Their petition follows a rally last month staged by the student-led Grady Pedestrian Safety Coalition that lobbied for more complete streets around Atlanta.
That event, organized by high schoolers, also commemorated the third anniversary of classmate Alexia Hyneman’s death. The freshman was fatally struck by a car while crossing Midtown’s Monroe Drive and 10th Street on her bike.
Meanwhile, the Atlanta Bicycle Coalition has pressured city leaders to create complete streets of problematic corridors such as Howell Mill and Cascade roads, as surveys and community meetings have shown that citizens strongly favor maximum Renew Atlanta/TSPLOST expenditures on complete streets projects as “re-baselining” funding efforts continue.
The petition drafted by City View Lofts residents asks for North Avenue’s changes to receive full funding. It reads, in part:
“We’re seeing frequent vehicle collisions and pedestrian safety issues along North [Avenue] and believe that these issues will grow in magnitude if nothing is done urgently. The drastic rise in living, working, and recreational spaces in the area (e.g., apartment and condo buildings, 725 Ponce, and Beltline Kroger, among other development efforts already planned or underway) will increase the density on roadways and sidewalks, while the rising adoption of multimodal transit including bicycles and motorized scooters will create added complexity that our current road designed primarily for car use cannot support.”
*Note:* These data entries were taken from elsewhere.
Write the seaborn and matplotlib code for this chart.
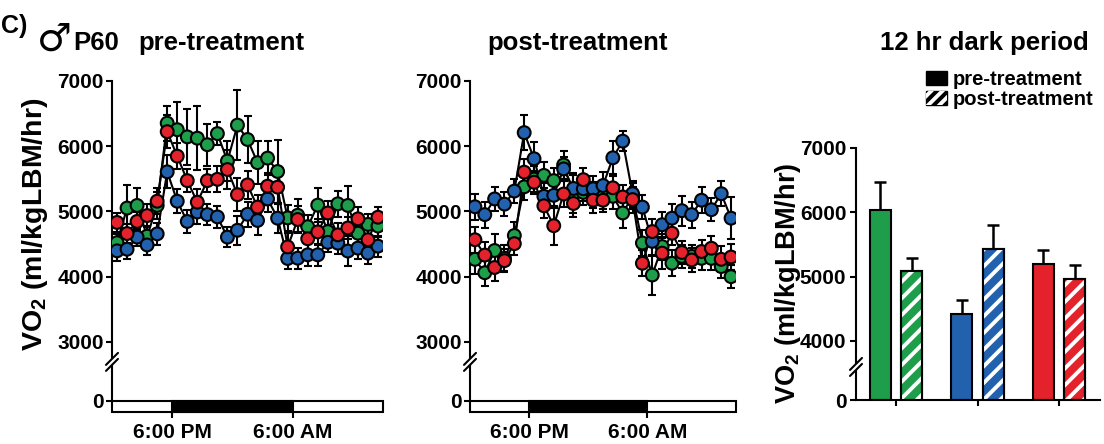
import numpy as np
import pandas as pd
import seaborn as sns
import matplotlib.pyplot as plt
from matplotlib.patches import Rectangle, Patch
from matplotlib.legend_handler import HandlerTuple

#%% Data
# hourly bins, noon day 1 -> 3 PM day 2 (hours since midnight)
hours = np.arange(12.5, 39.5, 1.0)
groups = ['green', 'blue', 'red']
colors = {'green': '#1e9e4a', 'blue': '#2161ae', 'red': '#e3222b'}

pre_green = [4520, 5050, 5090, 4620, 5090, 6350, 6250, 6140, 6120, 6020, 6190, 5770, 6320, 6100,
             5745, 5815, 5610, 4900, 4940, 4765, 5095, 4690, 5115, 5090, 4665, 4800, 4775]
pre_blue = [4395, 4420, 4605, 4485, 4655, 5605, 5155, 4845, 4990, 4950, 4915, 4605, 4710, 4955,
            4860, 5190, 4895, 4278, 4283, 4334, 4334, 4525, 4513, 4392, 4437, 4360, 4467]
pre_red = [4830, 4660, 4845, 4935, 5155, 6220, 5845, 5470, 5140, 5470, 5490, 5640, 5255, 5405,
           5065, 5385, 5370, 4455, 4875, 4580, 4685, 4975, 4640, 4745, 4885, 4565, 4910]
pre_green_sem = [130, 360, 270, 150, 200, 270, 420, 430, 490, 320, 180, 300, 540, 360,
                 330, 260, 480, 200, 250, 180, 260, 200, 200, 300, 180, 160, 170]
pre_blue_sem = [150, 150, 130, 160, 170, 250, 180, 170, 180, 160, 170, 150, 220, 190,
                220, 200, 220, 160, 160, 170, 170, 150, 160, 230, 160, 170, 160]
pre_red_sem = [150, 150, 150, 180, 200, 250, 200, 180, 200, 180, 200, 300, 250, 220,
               180, 200, 250, 220, 200, 180, 200, 180, 180, 170, 180, 180, 160]

post_green = [4265, 4060, 4400, 4280, 4630, 5375, 5495, 5550, 5470, 5710, 5280, 5290, 5255, 5230,
              5230, 4975, 5230, 4515, 4025, 4460, 4205, 4310, 4310, 4280, 4280, 4155, 4000]
post_blue = [5070, 4950, 5190, 5110, 5310, 6205, 5805, 5230, 5245, 5650, 5350, 5345, 5345, 5395,
             5820, 6075, 5270, 5065, 4540, 4795, 4895, 5010, 4950, 5170, 5025, 5270, 4895]
post_red = [4565, 4330, 4140, 4245, 4505, 5600, 5445, 5085, 4780, 5265, 5120, 5485, 5170, 5170,
            5360, 5220, 5180, 4205, 4690, 4360, 4665, 4370, 4255, 4385, 4435, 4265, 4300]
post_green_sem = [220, 200, 250, 200, 200, 200, 200, 200, 200, 220, 300, 200, 200, 200,
                  200, 230, 200, 200, 300, 200, 200, 180, 180, 180, 180, 180, 180]
post_blue_sem = [200, 200, 180, 180, 180, 270, 250, 200, 200, 180, 200, 180, 200, 200,
                 250, 150, 200, 180, 230, 200, 220, 230, 200, 200, 180, 190, 320]
post_red_sem = [200, 200, 200, 180, 180, 200, 180, 180, 300, 200, 200, 180, 200, 180,
                180, 180, 200, 200, 200, 250, 180, 180, 180, 180, 180, 200, 200]

# 12 hr dark period means
bar_pre = [6030, 4420, 5190]
bar_post = [5080, 5425, 4965]
bar_pre_sem = [430, 215, 220]
bar_post_sem = [210, 370, 215]

#%% Style
sns.set_style('ticks')
plt.rcParams['font.family'] = ['Liberation Sans', 'DejaVu Sans']
plt.rcParams.update({
    'font.weight': 'bold',
    'mathtext.fontset': 'custom',
    'mathtext.rm': 'Liberation Sans:bold',
    'mathtext.default': 'rm',
    'hatch.linewidth': 2.8,
    'axes.edgecolor': 'black',
    'axes.linewidth': 1.5,
    'xtick.color': 'black', 'ytick.color': 'black',
    'xtick.major.width': 1.5, 'ytick.major.width': 1.5,
    'xtick.major.size': 4, 'ytick.major.size': 4,
    'xtick.labelsize': 15, 'ytick.labelsize': 15,
    'text.color': 'black',
})


def broken_scale(ax, B, c):
    fwd = lambda v: np.where(v >= B, v, B - (B - v) * c)
    inv = lambda u: np.where(u >= B, u, B - (B - u) / c)
    ax.set_yscale('function', functions=(fwd, inv))


def axis_break(ax, yf):
    W, H = ax.bbox.width, ax.bbox.height
    dx, dy, gap = 6 / W, 6 / H, 3 / H
    ax.plot([0, 0], [yf - gap, yf + gap], transform=ax.transAxes, color='white',
            lw=3, clip_on=False, zorder=10, solid_capstyle='butt')
    for off in (-gap, gap):
        ax.plot([-dx, dx], [yf + off - dy, yf + off + dy], transform=ax.transAxes,
                color='black', lw=1.5, clip_on=False, zorder=11)


def long_df(g, b, r, eg, eb, er):
    parts = [pd.DataFrame({'hour': hours, 'vo2': v, 'sem': e, 'group': name})
             for name, v, e in [('green', g, eg), ('blue', b, eb), ('red', r, er)]]
    return pd.concat(parts, ignore_index=True)


def timecourse(ax, df):
    sns.lineplot(data=df, x='hour', y='vo2', units='group', estimator=None,
                 color='black', lw=1.5, ax=ax, zorder=2)
    for name in groups:
        d = df[df.group == name]
        ax.errorbar(d.hour, d.vo2, yerr=d['sem'], fmt='none', ecolor='black',
                    elinewidth=1.5, capsize=3, capthick=1.5, zorder=2)
    sns.scatterplot(data=df, x='hour', y='vo2', hue='group', palette=colors, s=85,
                    edgecolor='black', linewidth=1.5, legend=False, ax=ax, zorder=3)
    broken_scale(ax, 3000, 0.3)
    ax.set_xlim(12, 39)
    ax.set_ylim(-590, 7000)
    ax.add_patch(Rectangle((12, -590), 27, 590, fc='white', ec='black', lw=1.5,
                           clip_on=False, zorder=4))
    ax.add_patch(Rectangle((18, -590), 12, 590, fc='black', ec='black', lw=1.5,
                           clip_on=False, zorder=4))
    ax.set_yticks([0, 3000, 4000, 5000, 6000, 7000])
    ax.minorticks_off()
    ax.set_xticks([18, 30], ['6:00 PM', '6:00 AM'])
    ax.set_xlabel('')
    ax.set_ylabel('')
    sns.despine(ax=ax, bottom=True)
    ax.spines['left'].set_bounds(0, 7000)
    ax.tick_params(axis='y', pad=2)
    axis_break(ax, 0.152)


#%% Figure
fig = plt.figure(figsize=(11.04, 4.44), dpi=100)
ax1 = fig.add_axes([112 / 1104, 1 - 412.3 / 444, 271 / 1104, 331.6 / 444])
ax2 = fig.add_axes([470 / 1104, 1 - 412.3 / 444, 266 / 1104, 331.6 / 444])
ax3 = fig.add_axes([856 / 1104, 1 - 400 / 444, 244 / 1104, 252.3 / 444])

timecourse(ax1, long_df(pre_green, pre_blue, pre_red, pre_green_sem, pre_blue_sem, pre_red_sem))
timecourse(ax2, long_df(post_green, post_blue, post_red, post_green_sem, post_blue_sem, post_red_sem))

# dark period bars
bar_df = pd.DataFrame({'group': groups * 2,
                       'treatment': ['pre'] * 3 + ['post'] * 3,
                       'vo2': bar_pre + bar_post})
sns.barplot(data=bar_df, x='group', y='vo2', hue='treatment', order=groups,
            hue_order=['pre', 'post'], width=0.77, gap=0.33, errorbar=None,
            edgecolor='black', linewidth=1.5, legend=False, ax=ax3)
bars = [list(c) for c in ax3.containers[:2]]
for row, sems, hatched in [(bars[0], bar_pre_sem, False), (bars[1], bar_post_sem, True)]:
    for bar, g, e in zip(row, groups, sems):
        bar.set_facecolor(colors[g])
        x = bar.get_x() + bar.get_width() / 2
        ax3.errorbar(x, bar.get_height(), yerr=[[0], [e]], fmt='none', ecolor='black',
                     elinewidth=1.8, capsize=4, capthick=1.8, zorder=1)
        if hatched:
            ax3.add_patch(Rectangle(bar.get_xy(), bar.get_width(), bar.get_height(),
                                    fc='none', ec='white', hatch='//', lw=0, zorder=3))
            ax3.add_patch(Rectangle(bar.get_xy(), bar.get_width(), bar.get_height(),
                                    fc='none', ec='black', lw=1.5, zorder=3.1))
for bar in bars[0] + bars[1]:
    bar.set_zorder(2)
broken_scale(ax3, 4000, 0.229)
ax3.set_ylim(0, 7000)
ax3.set_xlim(-0.49, 2.5)
ax3.set_yticks([0, 4000, 5000, 6000, 7000])
ax3.minorticks_off()
ax3.set_xticks([0, 1, 2], ['', '', ''])
ax3.set_xlabel('')
ax3.set_ylabel('')
sns.despine(ax=ax3)
ax3.tick_params(axis='y', pad=3)
axis_break(ax3, 0.131)

# axis labels and titles
ylab = r'VO$_2$ (ml/kgLBM/hr)'
fig.text(35 / 1104, 1 - 224 / 444, ylab, rotation=90, ha='center', va='center', fontsize=20.5)
fig.text(788 / 1104, 1 - 283 / 444, ylab, rotation=90, ha='center', va='center', fontsize=19.5)

fig.text(0.001, 1 - 33 / 444, 'C)', fontsize=18, va='baseline')
fig.text(37 / 1104, 1 - 51 / 444, '\u2642', fontsize=28, family='DejaVu Sans',
         weight='normal', va='baseline')
fig.text(73 / 1104, 1 - 50 / 444, 'P60', fontsize=18.5, va='baseline')
fig.text(138 / 1104, 1 - 50 / 444, 'pre-treatment', fontsize=18.5, va='baseline')
fig.text(487 / 1104, 1 - 50 / 444, 'post-treatment', fontsize=18.5, va='baseline')
fig.text(880 / 1104, 1 - 50 / 444, '12 hr dark period', fontsize=18.5, va='baseline')

handles = [Patch(fc='black', ec='black'),
           (Patch(fc='black', ec='black'), Patch(fc='none', ec='white', hatch='///', lw=0))]
fig.legend(handles, ['pre-treatment', 'post-treatment'],
           handler_map={tuple: HandlerTuple(ndivide=1, pad=0)},
           loc='upper left', bbox_to_anchor=(926 / 1104, 1 - 70 / 444), frameon=False,
           fontsize=14.5, handlelength=1.05, handleheight=0.75, handletextpad=0.3,
           labelspacing=0.05, borderpad=0, borderaxespad=0)

fig.savefig('out.png', dpi=100, facecolor='white')
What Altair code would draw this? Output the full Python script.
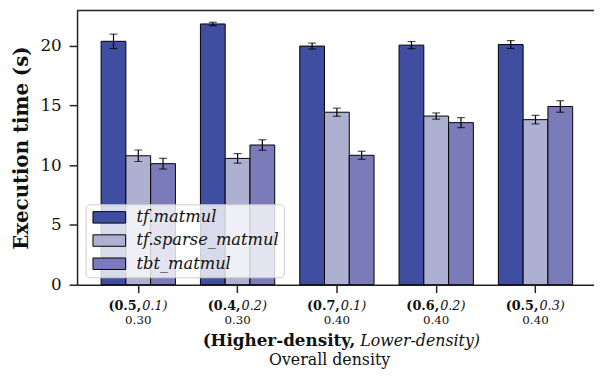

According to Renew Atlanta and TSPLOST officials, North Avenue complete street improvements would entail granite curbs, new lighting, ADA-compliant crosswalks, sidewalk repair, tree plantings, road resurfacing, and “median and medianettes as space permits.”
Those changes would be limited to a section of North Avenue between the Beltline’s Eastside Trail and Moreland Avenue.
The $2.1 million project is expected to launch in fall 2020, per the bond program.